§ EXERCISE BRIEF
Extract every line below that contains the word "chart".

§ SOURCE EXCERPT
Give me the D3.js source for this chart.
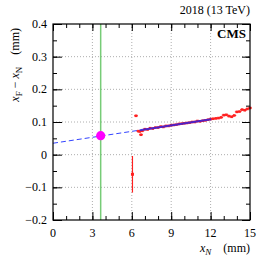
<!DOCTYPE html>
<html>
<head>
<meta charset="utf-8">
<script src="https://cdn.jsdelivr.net/npm/d3@7"></script>
<style>
  body { margin: 0; background: #fff; }
  text { font-family: "Liberation Serif", "DejaVu Serif", serif; fill: #000; }
</style>
</head>
<body>
<div id="chart"></div>
<script>
// ---- data ----
var xTicks = [0, 3, 6, 9, 12, 15];
var yTicks = [-0.2, -0.1, 0, 0.1, 0.2, 0.3, 0.4];

// red points (x, y) along the strip
var redX = [6.32, 6.5, 6.7, 6.6, 6.8, 7.0, 7.2, 7.4, 7.6, 7.8, 8.0, 8.2, 8.4, 8.6, 8.8, 9.0,
            9.2, 9.4, 9.6, 9.8, 10.0, 10.2, 10.4, 10.6, 10.8, 11.0, 11.2, 11.4, 11.6, 11.8, 12.0,
            12.2, 12.4, 12.6, 12.8, 13.0, 13.2, 13.4, 13.6, 13.8, 14.0, 14.2, 14.4, 14.6, 14.8, 15.0];
var redY = [0.119, 0.072, 0.061, 0.071, 0.073, 0.078, 0.077, 0.081, 0.080, 0.083, 0.083, 0.086, 0.085, 0.088, 0.088, 0.090,
            0.091, 0.092, 0.094, 0.095, 0.096, 0.097, 0.098, 0.100, 0.100, 0.103, 0.102, 0.104, 0.105, 0.107, 0.109,
            0.110, 0.111, 0.112, 0.114, 0.121, 0.122, 0.118, 0.116, 0.120, 0.131, 0.132, 0.138, 0.136, 0.140, 0.143];

// the low red point at x ~ 6 with its big error bar
var lowX = [6.05];
var lowY = [-0.06];
var lowErr = [0.056];

// blue fit line: dashed extrapolation + solid fitted part
var fitDashX = [0, 6.6];
var fitDashY = [0.035, 0.075];
var fitSolidX = [6.6, 12.05];
var fitSolidY = [0.075, 0.1085];

// green vertical line and magenta point
var greenX = 3.63;
var dotX = [3.63];
var dotY = [0.058];

// ---- layout ----
var W = 262, H = 261;
var margin = {left: 53, right: 12, top: 24, bottom: 41};

var svg = d3.select("#chart").append("svg")
    .attr("width", W).attr("height", H);

var x = d3.scaleLinear().domain([0, 15]).range([margin.left, W - margin.right]);
var y = d3.scaleLinear().domain([-0.2, 0.4]).range([H - margin.bottom, margin.top]);

var x0 = x(0), x1 = x(15), y0 = y(-0.2), y1 = y(0.4);

// grid (dotted)
var grid = svg.append("g");
grid.selectAll("line.gx").data([3, 6, 9, 12]).enter().append("line")
    .attr("x1", function (d) { return x(d); }).attr("x2", function (d) { return x(d); })
    .attr("y1", y0).attr("y2", y1)
    .attr("stroke", "#999").attr("stroke-width", 0.8).attr("stroke-dasharray", "1,2");
grid.selectAll("line.gy").data([-0.1, 0, 0.1, 0.2, 0.3]).enter().append("line")
    .attr("y1", function (d) { return y(d); }).attr("y2", function (d) { return y(d); })
    .attr("x1", x0).attr("x2", x1)
    .attr("stroke", "#999").attr("stroke-width", 0.8).attr("stroke-dasharray", "1,2");

// axes with inside ticks
var xMinor = d3.range(0, 16, 1);
var yMinor = d3.range(-0.2, 0.401, 0.05);

function tickAxis(axisFn, scale, vals, size, tf) {
    return svg.append("g").attr("transform", tf)
        .call(axisFn(scale).tickValues(vals).tickSize(size).tickFormat(""))
        .call(function (g) { g.select(".domain").remove(); });
}
tickAxis(d3.axisTop, x, xMinor, 4, "translate(0," + y0 + ")");
tickAxis(d3.axisTop, x, xTicks, 8, "translate(0," + y0 + ")");
tickAxis(d3.axisBottom, x, xMinor, 4, "translate(0," + y1 + ")");
tickAxis(d3.axisBottom, x, xTicks, 7, "translate(0," + y1 + ")");
tickAxis(d3.axisRight, y, yMinor, 4, "translate(" + x0 + ",0)");
tickAxis(d3.axisRight, y, yTicks, 9, "translate(" + x0 + ",0)");
tickAxis(d3.axisLeft, y, yMinor, 4, "translate(" + x1 + ",0)");
tickAxis(d3.axisLeft, y, yTicks, 8, "translate(" + x1 + ",0)");
svg.selectAll(".tick line").attr("stroke", "#000").attr("stroke-width", 1);

// tick labels
svg.append("g").selectAll("text").data(xTicks).enter().append("text")
    .attr("x", function (d) { return x(d); }).attr("y", y0 + 17)
    .attr("text-anchor", "middle").attr("font-size", 12)
    .text(function (d) { return d; });
svg.append("g").selectAll("text").data(yTicks).enter().append("text")
    .attr("x", x0 - 6).attr("y", function (d) { return y(d) + 4; })
    .attr("text-anchor", "end").attr("font-size", 12)
    .text(function (d) { return d3.format(".1f")(d).replace("-", "\u2212").replace(/^0\.0$/, "0"); });

// green line
svg.append("line")
    .attr("x1", x(greenX)).attr("x2", x(greenX)).attr("y1", y0).attr("y2", y1)
    .attr("stroke", "#77cc77").attr("stroke-width", 1.5);

// blue fit
var line = d3.line().x(function (d) { return x(d[0]); }).y(function (d) { return y(d[1]); });
svg.append("path").attr("d", line(d3.zip(fitDashX, fitDashY)))
    .attr("fill", "none").attr("stroke", "#3344ff").attr("stroke-width", 1)
    .attr("stroke-dasharray", "5,3");

// red points
var red = svg.append("g");
var redPts = d3.zip(redX, redY);
red.selectAll("line").data(redPts).enter().append("line")
    .attr("x1", function (d) { return x(d[0]) - 2; }).attr("x2", function (d) { return x(d[0]) + 2; })
    .attr("y1", function (d) { return y(d[1]); }).attr("y2", function (d) { return y(d[1]); })
    .attr("stroke", "#ff2020").attr("stroke-width", 1);
red.selectAll("rect").data(redPts).enter().append("rect")
    .attr("x", function (d) { return x(d[0]) - 1.3; }).attr("y", function (d) { return y(d[1]) - 1.3; })
    .attr("width", 2.6).attr("height", 2.6).attr("fill", "#ff2020");

// solid blue part on top of the red strip
svg.append("path").attr("d", line(d3.zip(fitSolidX, fitSolidY)))
    .attr("fill", "none").attr("stroke", "#2222ee").attr("stroke-width", 2).attr("opacity", 0.8);

// low red point with error bar
var low = svg.append("g");
var lowPts = d3.zip(lowX, lowY, lowErr);
low.selectAll("line").data(lowPts).enter().append("line")
    .attr("x1", function (d) { return x(d[0]); }).attr("x2", function (d) { return x(d[0]); })
    .attr("y1", function (d) { return y(d[1] + d[2]); }).attr("y2", function (d) { return y(d[1] - d[2]); })
    .attr("stroke", "#ff2020").attr("stroke-width", 1.2);
low.selectAll("rect").data(lowPts).enter().append("rect")
    .attr("x", function (d) { return x(d[0]) - 1.5; }).attr("y", function (d) { return y(d[1]) - 1.5; })
    .attr("width", 3).attr("height", 3).attr("fill", "#ff2020");

// magenta dot
svg.selectAll("circle.dot").data(d3.zip(dotX, dotY)).enter().append("circle")
    .attr("cx", function (d) { return x(d[0]); }).attr("cy", function (d) { return y(d[1]); })
    .attr("r", 4.6).attr("fill", "#ff00ff");

// frame
svg.append("rect").attr("x", x0).attr("y", y1).attr("width", x1 - x0).attr("height", y0 - y1)
    .attr("fill", "none").attr("stroke", "#000").attr("stroke-width", 1.2);

// texts
svg.append("text").attr("x", x1).attr("y", 14).attr("text-anchor", "end")
    .attr("font-size", 12).text("2018 (13 TeV)");
svg.append("text").attr("x", x1 - 4).attr("y", 38).attr("text-anchor", "end")
    .attr("font-size", 13).attr("font-weight", "bold").text("CMS");

var xl = svg.append("text").attr("x", x1).attr("y", 252).attr("text-anchor", "end").attr("font-size", 12);
xl.append("tspan").attr("font-style", "italic").text("x");
xl.append("tspan").attr("font-style", "italic").attr("font-size", 9).attr("dy", 3).text("N");
xl.append("tspan").attr("dy", -3).text("\u2003(mm)");

var yl = svg.append("text").attr("transform", "translate(19,28) rotate(-90)")
    .attr("text-anchor", "end").attr("font-size", 12);
yl.append("tspan").attr("font-style", "italic").text("x");
yl.append("tspan").attr("font-size", 9).attr("dy", 3).text("F");
yl.append("tspan").attr("dy", -3).text(" \u2212 ");
yl.append("tspan").attr("font-style", "italic").text("x");
yl.append("tspan").attr("font-size", 9).attr("dy", 3).text("N");
yl.append("tspan").attr("dy", -3).text("\u2003(mm)");
</script>
</body>
</html>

§ CORRECT RESPONSE
Give me the D3.js source for this chart.
<div id="chart"></div>
var svg = d3.select("#chart").append("svg")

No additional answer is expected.